Ahead of her tour dates with Swans in September, DiS is thrilled to premiere Carla Bozulich's new video.
'Deeper Than The Well' features on her new album Boy, which was released on Constellation back in March. It's a fantastic record. So good in fact that (spoiler alert!) it has made our forthcoming list of the 20 best albums of the first half of 2014, with DiS' J.R. Moores commenting:
Bozulich has described Boy as her “pop” album. It isn’t pop, it’s as bloody weird as ever, only all the songs are under five minutes long. It’s wonky modern blues of such musical and lyrical depth that the album reveals something new each time you give it a spin. Who needs Tom Waits anyway?
Without further ado, here is the video:
Pick up a copy of the album from cstrecords.com.
Carla Bozulich is an art-punk heroine. Time and again she has headed up bands that sound like nothing else and arguably stake out genres unto themselves: the bent agit-prop of Ethyl Meatplow; the ferocious roots-tinged epic rock of The Geraldine Fibbers; the vocal-driven sound-art of Scarnella and Evangelista; her large-scale performances including the ongoing Eyes For Ears series. Her first "solo" record, the 2003 album-length cover of Willie Nelson's Red Headed Stranger, was rightly hailed as a masterpiece of reinterpretation and recontextualisation. Her first album for Constellation was 2006’s Evangelista, after which Bozulich adopted the Evangelista moniker for subsequent work, and released three more albums between 2008-2011. She has set aside Evangelista for now, to focus on the songs that form Boy, her third record under her own name.

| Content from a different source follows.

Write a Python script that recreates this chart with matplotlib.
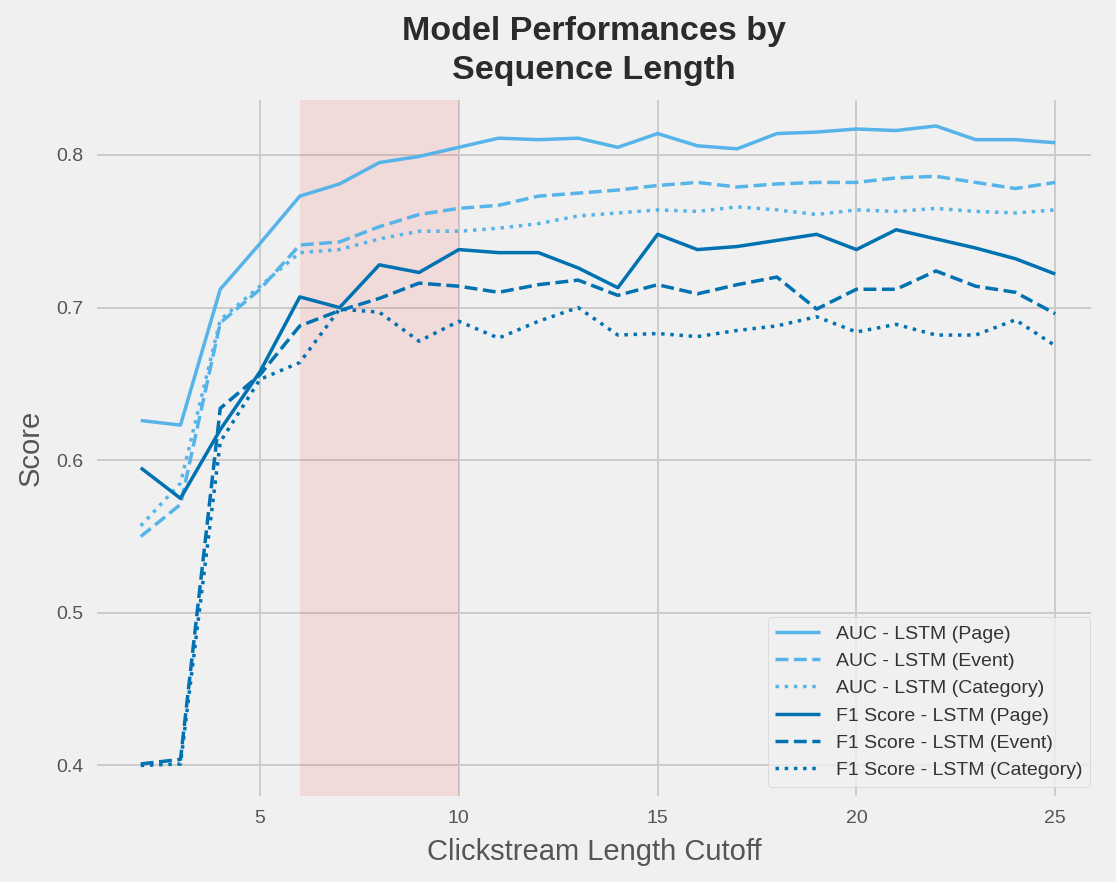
import numpy as np
import matplotlib.pyplot as plt

plt.style.use('fivethirtyeight')
plt.rcParams['font.family'] = ['Liberation Sans', 'DejaVu Sans']

# sequence length cutoffs
cutoff = np.arange(2, 26)

auc_page = [0.626, 0.623, 0.712, 0.742, 0.773, 0.781, 0.795, 0.799, 0.805,
            0.811, 0.810, 0.811, 0.805, 0.814, 0.806, 0.804, 0.814, 0.815,
            0.817, 0.816, 0.819, 0.810, 0.810, 0.808]
auc_event = [0.550, 0.571, 0.690, 0.712, 0.741, 0.743, 0.753, 0.761, 0.765,
             0.767, 0.773, 0.775, 0.777, 0.780, 0.782, 0.779, 0.781, 0.782,
             0.782, 0.785, 0.786, 0.782, 0.778, 0.782]
auc_category = [0.557, 0.585, 0.692, 0.714, 0.736, 0.738, 0.745, 0.750, 0.750,
                0.752, 0.755, 0.760, 0.762, 0.764, 0.763, 0.766, 0.764, 0.761,
                0.764, 0.763, 0.765, 0.763, 0.762, 0.764]
f1_page = [0.595, 0.575, 0.620, 0.658, 0.707, 0.700, 0.728, 0.723, 0.738,
           0.736, 0.736, 0.726, 0.713, 0.748, 0.738, 0.740, 0.744, 0.748,
           0.738, 0.751, 0.745, 0.739, 0.732, 0.722]
f1_event = [0.401, 0.404, 0.634, 0.656, 0.688, 0.698, 0.706, 0.716, 0.714,
            0.710, 0.715, 0.718, 0.708, 0.715, 0.709, 0.715, 0.720, 0.699,
            0.712, 0.712, 0.724, 0.714, 0.710, 0.696]
f1_category = [0.400, 0.401, 0.612, 0.653, 0.664, 0.699, 0.697, 0.678, 0.691,
               0.680, 0.691, 0.700, 0.682, 0.683, 0.681, 0.685, 0.688, 0.694,
               0.684, 0.689, 0.682, 0.682, 0.692, 0.675]

light = '#56b4e9'
dark = '#0072b2'

fig = plt.figure(figsize=(11.16, 8.82), dpi=100, facecolor='#f0f0f0')
ax = fig.add_axes([97/1116, 86/882, 994/1116, 696/882])
ax.set_facecolor('#f0f0f0')

ax.axvspan(6, 10, color='red', alpha=0.09, lw=0, zorder=1)

lw = 2.5
ax.plot(cutoff, auc_page, color=light, ls='-', lw=lw, label='AUC - LSTM (Page)')
ax.plot(cutoff, auc_event, color=light, ls='--', lw=lw, label='AUC - LSTM (Event)')
ax.plot(cutoff, auc_category, color=light, ls=':', lw=lw, label='AUC - LSTM (Category)')
ax.plot(cutoff, f1_page, color=dark, ls='-', lw=lw, label='F1 Score - LSTM (Page)')
ax.plot(cutoff, f1_event, color=dark, ls='--', lw=lw, label='F1 Score - LSTM (Event)')
ax.plot(cutoff, f1_category, color=dark, ls=':', lw=lw, label='F1 Score - LSTM (Category)')

ax.set_xlim(0.9, 25.9)
ax.set_ylim(0.38, 0.836)
ax.set_xticks([5, 10, 15, 20, 25])
ax.set_yticks([0.4, 0.5, 0.6, 0.7, 0.8])
ax.set_yticklabels(['0.4', '0.5', '0.6', '0.7', '0.8'])
ax.grid(True, color='#cbcbcb', lw=1.4)
ax.tick_params(axis='both', labelsize=14, labelcolor='#555555', length=0, pad=10)
for s in ax.spines.values():
    s.set_visible(False)

ax.set_xlabel('Clickstream Length Cutoff', fontsize=21, color='#555555', labelpad=8)
ax.set_ylabel('Score', fontsize=21, color='#555555', labelpad=8)
ax.set_title('Model Performances by\nSequence Length', fontsize=24.5, fontweight='bold',
             color='#2b2b2b', linespacing=1.32, pad=15)

leg = ax.legend(loc='lower right', bbox_to_anchor=(0.999, 0.013), fontsize=14,
                frameon=True, facecolor='#f0f0f0', edgecolor='#cccccc',
                labelspacing=0.5, handlelength=2.3, borderaxespad=0)
for t in leg.get_texts():
    t.set_color('#333333')

fig.savefig('out.png', dpi=100, facecolor=fig.get_facecolor())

Boy is Carla's self-proclaimed "pop record" and undoubtedly it is, albeit within the context of her particular path of experimentation and deconstruction. Boy is a refreshing and much-needed reminder of what pop – as an oblique angle, influence, and intent – can do in the hands of a ferociously commanding singer/lyricist who has cut her teeth on genre-bending, genre–blending, and DIY aesthetics. Bozulich says she was “resuscitated” in her teenage years by punk rock, and then “destroyed, in a good way” by people re-inventing the idea of how music works. Here is a batch of ten songs that clock in at 3-5 minutes each, mostly hewing to recognizable structures of verse, chorus and bridge, but full of destabilizing accents and strategies, and nothing that could read as winking irony, gloss or mere effect/affect. The songs are grounded by hooks and melodies, delivered by the singing itself, with the underlying instrumentation and arrangements always in the service of Carla's voice and lyrics – in that respect, there is a strong through-line from the Evangelista albums. But Boy sharpens and focuses each song's intent and structure; unlike most of the Evangelista work, this new album, apart from a song or two, would not be mistaken for sound art, dark ambient, or quasi-Industrial music.
While she wrote most of it, played the majority of the instruments and made the album artwork, the album’s creation was aided, abetted and sometimes rescued by the input of John Eichenseer (aka JHNO). The duo traveled and played together all over North America, Europe, South America and India - with a particularly fruitful burst of writing on a tiny island off the coast of Istanbul. They joined the Italian drummer Andrea Belfi in Berlin to record with his impeccable rhythmic support. The songwriting reflects a life of travel - remaining purposefully uprooted and nomadic, living without ever really unpacking that single bag - and guided by some of Bozulich's most perceptive, honest and sometimes venomous lyrics.
Boy unfurls a beautiful, unsettling narrative wrung from an artistic life of unflinching creative experience, commitment, courage and learning. It is sharp, supple, satisfying and generous.